Десять лет, с 1992 года, для театра, я думаю, были эпохой тотального освобождения от всех канонов, которые существовали до сих пор.
Прежде всего, театр освободился от современной драматургии, чего не было, может быть, несколько столетий. Что такое 80-е годы? Это популярная пьеса, которую ставят все. «Дорогая Елена Сергеевна», «Трибуна» Галина — мы все знаем набор этих пьес. Или актуальные историко-революционные пьесы… И вот в девяностые годы происходит некое расставание. Современные драматурги становятся довольно маргинальным сообществом, которое живет своей жизнью: пьесы пишутся, но в театре они не имеют почти никакого значения. На смену Рацеру и Константинову приходит, скажем, Надежда Птушкина, и это — стабильное существование плохой, но сделанной драматургии. Что же касается того, что мы называем открытием, событием и так далее, — этого нет. Современная жизнь вообще на подмостки практически не выходит. Театр — как Мольер, который говорил, что он берет свое добро там, где он его находит. Сегодняшний театр ставит что угодно — классику, композиции, ставит вещи, которые, казалось бы, даже нельзя и невозможно ставить, но так или иначе театр решительно расходится с фигурой современного драматурга.
Дальше начинается еще ряд свобод. Естественно, свобода от идеологии. В эпоху перестройки — освобождение от советской идеологии, потом — от перестроечной идеологии, то есть от идеологии либеральной интеллигенции, которая имела свой набор притязаний к театру и набор представлений, что должен делать театр и каким он должен быть. От всего этого театр тоже освобождается. Хорошо это или плохо, но это так.

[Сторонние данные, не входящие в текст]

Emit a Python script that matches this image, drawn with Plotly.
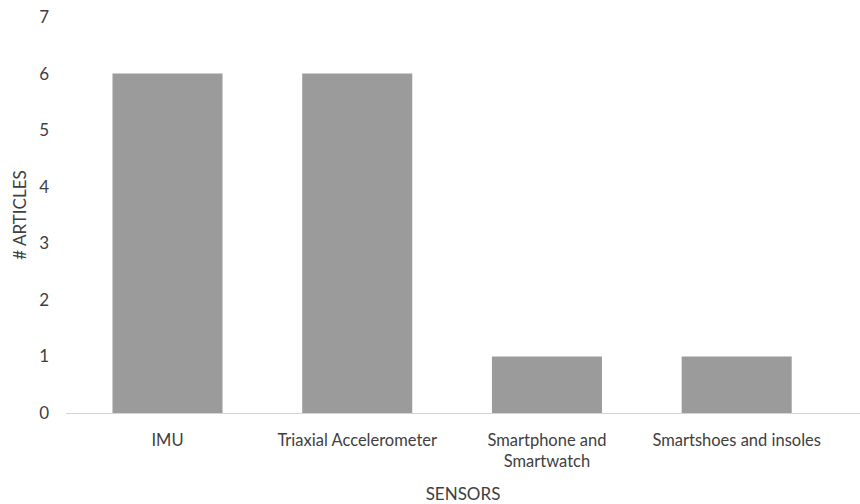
import plotly.graph_objects as go

sensors = ["IMU", "Triaxial Accelerometer", "Smartphone and<br>Smartwatch", "Smartshoes and insoles"]
articles = [6, 6, 1, 1]
y_ticks = [0, 1, 2, 3, 4, 5, 6, 7]

text_color = "#404040"
font_family = "Lato, 'Open Sans', sans-serif"

fig = go.Figure(
    go.Bar(
        x=list(range(len(sensors))),
        y=articles,
        width=0.58,
        marker=dict(color="#9b9b9b", line=dict(width=0)),
    )
)

fig.update_layout(
    width=860,
    height=504,
    margin=dict(l=66, r=0, t=17, b=91),
    paper_bgcolor="white",
    plot_bgcolor="white",
    showlegend=False,
    font=dict(family=font_family, color=text_color, size=16),
    xaxis=dict(
        range=[-0.535, 3.65],
        tickmode="array",
        tickvals=list(range(len(sensors))),
        ticktext=sensors,
        showgrid=False,
        zeroline=False,
        showline=True,
        linecolor="#d4d4d4",
        linewidth=1,
        ticks="",
        ticklabelstandoff=12,
        tickfont=dict(size=16.5, color=text_color),
        title=dict(text="SENSORS", font=dict(size=17, color=text_color), standoff=22),
    ),
    yaxis=dict(
        range=[0, 7],
        tickmode="array",
        tickvals=y_ticks,
        showgrid=False,
        zeroline=False,
        showline=False,
        ticks="",
        ticklabelstandoff=16,
        tickfont=dict(size=17, color=text_color),
        title=dict(text="# ARTICLES", font=dict(size=17, color=text_color), standoff=8),
    ),
)

fig.write_html("out.html")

Далее идет освобождение и от фигуры главного, тотального режиссера, который полностью владеет пространством и ставит в нем спектакли. Режиссеры тотального склада остаются, но они чаще всего не владеют театром. Они владеют своими грядками, своими оранжереями и теплицами и там нечто свое выращивают. Даже театр Петра Фоменко, который хотел владеть своим театром, трудно признать театром в прежнем смысле — большим организмом.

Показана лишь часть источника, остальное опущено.